Caden told me he hadn’t noticed all the ways his father had supported him. He had been minimizing them and exaggerating the challenges. He had ignored how his most prized values of independence, creativity and determination had evolved from his relationship with his Dad.
Caden started referring to him as Dad, in lieu of father as his perspective broadened. Caden also used the same process on his perception of his mother, whom he had been infatuating,…noticing only her support. He discovered she had also challenged him, but in different ways than his Dad, in keeping with her values and ways of loving him.
“He wanted at least an 8/10 before he accepted his plan as achievable.”
Then, as a much more aware and appreciative person, Caden developed a detailed life plan of how he wanted to be within the next 18 months in each of the seven areas of his life.
These included: his spiritual domain; mentally how he saw himself in terms of self-esteem and self-confidence, his career, his finances, his social network, his family relationships and his physical health.
This plan included what he needed to have, in concrete terms…what he could carry in a wheelbarrow, to prove to himself he was achieving his goals. It also included specific plans of how he was going to move towards those states of being and having, he desired.
When he was done his life plan, he had listed three initial plans for each of the seven areas of his life. He had identified what he was going to do, when, where and how he was going to do it.

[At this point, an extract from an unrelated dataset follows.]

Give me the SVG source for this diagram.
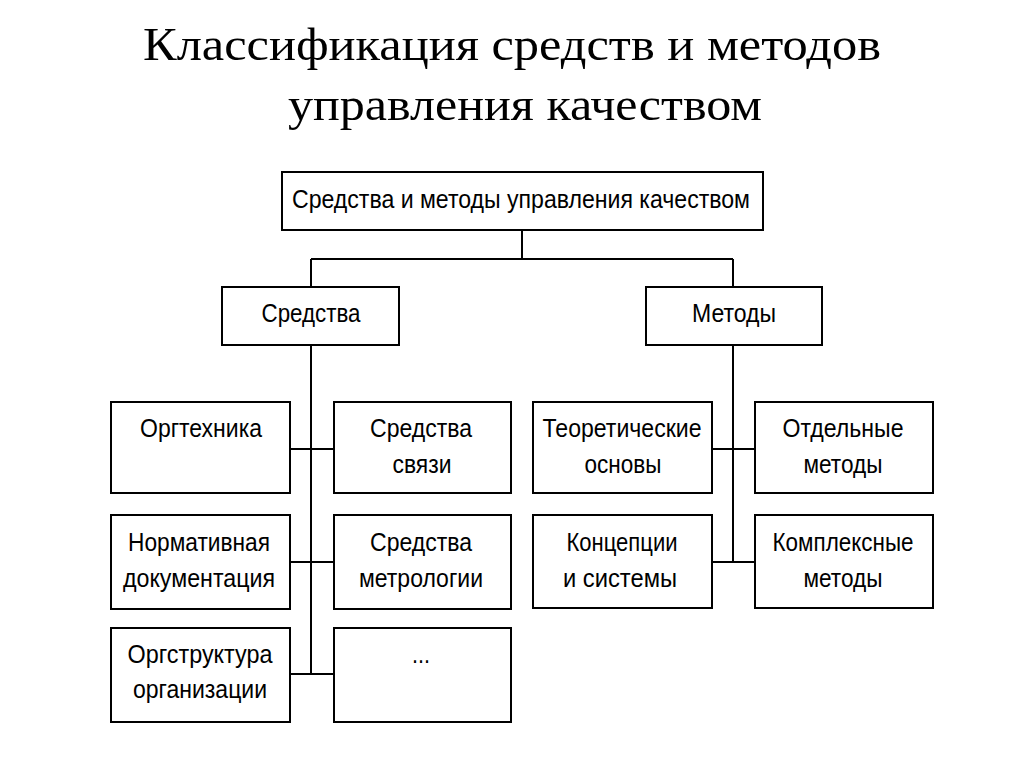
<svg xmlns="http://www.w3.org/2000/svg" width="1024" height="767" viewBox="0 0 1024 767">
<style>
.box{fill:#fff;stroke:#000;stroke-width:2}
.t{font-family:"Liberation Sans",Arial,sans-serif;font-size:25px;fill:#000;text-anchor:middle}
.title{font-family:"Liberation Serif","Times New Roman",serif;font-size:46px;fill:#000;text-anchor:middle}
.c{fill:none;stroke:#000;stroke-width:2}
</style>
<rect width="1024" height="767" fill="#fff"/>
<g id="title">
<text class="title" x="512" y="60" textLength="738" lengthAdjust="spacingAndGlyphs">Классификация средств и методов</text>
<text class="title" x="525" y="120" textLength="474" lengthAdjust="spacingAndGlyphs">управления качеством</text>
</g>
<g id="connectors">
<path class="c" d="M522 230V259M311 259H733M311 259V287M733 259V287"/>
<path class="c" d="M311 345V674M290 449H334M290 562H334M290 674H334"/>
<path class="c" d="M733 345V562M712 449H755M712 562H755"/>
</g>
<g id="root">
<rect class="box" x="282" y="172" width="481" height="58"/>
<text class="t" x="521" y="208" textLength="458" lengthAdjust="spacingAndGlyphs">Средства и методы управления качеством</text>
</g>
<g id="sredstva">
<rect class="box" x="222" y="287" width="177" height="58"/>
<text class="t" x="311" y="322" textLength="99" lengthAdjust="spacingAndGlyphs">Средства</text>
</g>
<g id="metody">
<rect class="box" x="646" y="287" width="176" height="58"/>
<text class="t" x="734" y="322" textLength="84" lengthAdjust="spacingAndGlyphs">Методы</text>
</g>
<g id="orgtehnika">
<rect class="box" x="111" y="402" width="179" height="91"/>
<text class="t" x="201" y="437" textLength="122" lengthAdjust="spacingAndGlyphs">Оргтехника</text>
</g>
<g id="svyaz">
<rect class="box" x="334" y="402" width="177" height="91"/>
<text class="t" x="421" y="437" textLength="102" lengthAdjust="spacingAndGlyphs">Средства</text>
<text class="t" x="422" y="473" textLength="59" lengthAdjust="spacingAndGlyphs">связи</text>
</g>
<g id="normativ">
<rect class="box" x="111" y="515" width="179" height="94"/>
<text class="t" x="199" y="551" textLength="142" lengthAdjust="spacingAndGlyphs">Нормативная</text>
<text class="t" x="199" y="587" textLength="152" lengthAdjust="spacingAndGlyphs">документация</text>
</g>
<g id="metrologiya">
<rect class="box" x="334" y="515" width="177" height="94"/>
<text class="t" x="421" y="551" textLength="102" lengthAdjust="spacingAndGlyphs">Средства</text>
<text class="t" x="421" y="587" textLength="124" lengthAdjust="spacingAndGlyphs">метрологии</text>
</g>
<g id="orgstruktura">
<rect class="box" x="111" y="628" width="179" height="94"/>
<text class="t" x="200" y="663" textLength="145" lengthAdjust="spacingAndGlyphs">Оргструктура</text>
<text class="t" x="200" y="698" textLength="134" lengthAdjust="spacingAndGlyphs">организации</text>
</g>
<g id="etc">
<rect class="box" x="334" y="628" width="177" height="94"/>
<text class="t" x="421" y="663" textLength="18" lengthAdjust="spacingAndGlyphs">...</text>
</g>
<g id="teoriya">
<rect class="box" x="533" y="402" width="179" height="91"/>
<text class="t" x="622" y="437" textLength="159" lengthAdjust="spacingAndGlyphs">Теоретические</text>
<text class="t" x="623" y="473" textLength="77" lengthAdjust="spacingAndGlyphs">основы</text>
</g>
<g id="otdelnye">
<rect class="box" x="755" y="402" width="178" height="91"/>
<text class="t" x="843" y="437" textLength="121" lengthAdjust="spacingAndGlyphs">Отдельные</text>
<text class="t" x="843" y="473" textLength="79" lengthAdjust="spacingAndGlyphs">методы</text>
</g>
<g id="koncepcii">
<rect class="box" x="533" y="515" width="179" height="93"/>
<text class="t" x="622" y="551" textLength="111" lengthAdjust="spacingAndGlyphs">Концепции</text>
<text class="t" x="620" y="587" textLength="114" lengthAdjust="spacingAndGlyphs">и системы</text>
</g>
<g id="kompleksnye">
<rect class="box" x="755" y="515" width="178" height="93"/>
<text class="t" x="843" y="551" textLength="141" lengthAdjust="spacingAndGlyphs">Комплексные</text>
<text class="t" x="843" y="587" textLength="79" lengthAdjust="spacingAndGlyphs">методы</text>
</g>
</svg>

And, he even rated each plan on a scale of 10. He wanted at least an 8/10 before he accepted his plan as achievable.
“… he also took a shot of it with his phone to ensure he didn’t lose it…”
Some examples of his plans included: career-wise, to contact the local community college; finance-wise to open a savings account; and family-wise to start contacting his Dad once a month.

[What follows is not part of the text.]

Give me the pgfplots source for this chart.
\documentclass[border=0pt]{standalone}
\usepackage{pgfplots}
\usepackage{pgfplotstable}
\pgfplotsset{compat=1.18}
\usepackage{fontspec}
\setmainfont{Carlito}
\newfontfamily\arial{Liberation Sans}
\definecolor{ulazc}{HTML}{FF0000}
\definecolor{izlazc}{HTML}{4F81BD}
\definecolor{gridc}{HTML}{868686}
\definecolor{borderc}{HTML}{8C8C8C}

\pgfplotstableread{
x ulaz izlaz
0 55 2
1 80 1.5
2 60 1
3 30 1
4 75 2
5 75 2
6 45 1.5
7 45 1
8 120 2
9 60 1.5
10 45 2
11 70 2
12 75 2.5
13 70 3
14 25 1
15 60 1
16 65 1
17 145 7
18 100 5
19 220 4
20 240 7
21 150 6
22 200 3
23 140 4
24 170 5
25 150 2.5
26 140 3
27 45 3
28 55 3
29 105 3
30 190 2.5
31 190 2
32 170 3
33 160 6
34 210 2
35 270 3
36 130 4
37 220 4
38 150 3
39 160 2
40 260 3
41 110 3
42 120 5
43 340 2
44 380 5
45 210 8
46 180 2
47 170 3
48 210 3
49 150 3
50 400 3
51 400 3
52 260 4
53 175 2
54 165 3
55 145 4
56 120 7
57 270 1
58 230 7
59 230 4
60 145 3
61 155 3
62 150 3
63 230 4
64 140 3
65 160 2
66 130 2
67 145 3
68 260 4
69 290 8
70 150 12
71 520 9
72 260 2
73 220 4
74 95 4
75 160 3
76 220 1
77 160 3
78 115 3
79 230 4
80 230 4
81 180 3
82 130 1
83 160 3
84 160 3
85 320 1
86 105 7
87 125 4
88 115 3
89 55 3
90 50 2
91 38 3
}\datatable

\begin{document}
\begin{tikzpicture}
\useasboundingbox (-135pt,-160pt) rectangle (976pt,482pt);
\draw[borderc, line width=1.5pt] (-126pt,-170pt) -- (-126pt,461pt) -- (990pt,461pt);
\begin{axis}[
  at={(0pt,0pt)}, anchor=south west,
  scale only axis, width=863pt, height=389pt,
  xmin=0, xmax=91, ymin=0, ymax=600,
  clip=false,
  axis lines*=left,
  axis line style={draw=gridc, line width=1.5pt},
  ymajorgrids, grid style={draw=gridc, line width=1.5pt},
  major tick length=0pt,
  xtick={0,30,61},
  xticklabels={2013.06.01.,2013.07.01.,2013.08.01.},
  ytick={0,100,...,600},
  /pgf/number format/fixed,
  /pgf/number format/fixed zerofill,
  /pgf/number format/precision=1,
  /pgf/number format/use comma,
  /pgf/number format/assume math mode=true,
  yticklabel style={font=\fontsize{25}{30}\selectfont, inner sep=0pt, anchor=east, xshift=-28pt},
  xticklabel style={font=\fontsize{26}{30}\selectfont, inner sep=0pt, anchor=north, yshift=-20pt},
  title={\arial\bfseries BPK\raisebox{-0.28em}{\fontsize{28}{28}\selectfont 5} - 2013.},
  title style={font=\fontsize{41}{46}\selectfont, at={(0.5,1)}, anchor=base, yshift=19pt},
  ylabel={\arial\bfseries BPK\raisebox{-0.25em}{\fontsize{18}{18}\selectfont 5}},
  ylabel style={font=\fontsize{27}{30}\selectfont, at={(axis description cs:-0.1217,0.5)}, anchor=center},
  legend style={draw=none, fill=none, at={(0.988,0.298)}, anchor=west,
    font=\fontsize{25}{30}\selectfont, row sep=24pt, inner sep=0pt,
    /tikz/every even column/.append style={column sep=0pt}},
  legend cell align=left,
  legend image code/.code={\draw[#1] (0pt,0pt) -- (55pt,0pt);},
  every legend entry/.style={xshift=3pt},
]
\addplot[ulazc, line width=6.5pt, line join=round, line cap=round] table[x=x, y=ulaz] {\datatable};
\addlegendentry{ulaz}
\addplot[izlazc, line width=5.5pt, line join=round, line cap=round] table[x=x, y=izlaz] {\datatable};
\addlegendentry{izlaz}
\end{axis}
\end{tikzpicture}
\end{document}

When he was done, his first life plan filled a full sheet of flip chart paper. I folded it up for him to take with him. But, he also took a shot of it with his phone to ensure he didn’t lose it and could access it anytime and anywhere.
During his last session, he remarked he finally felt he had a track to follow…what he called, “a particular path to his future!”
“Obsessed by a fairy tale, we spend our lives searching for a magic door and a lost kingdom of peace.”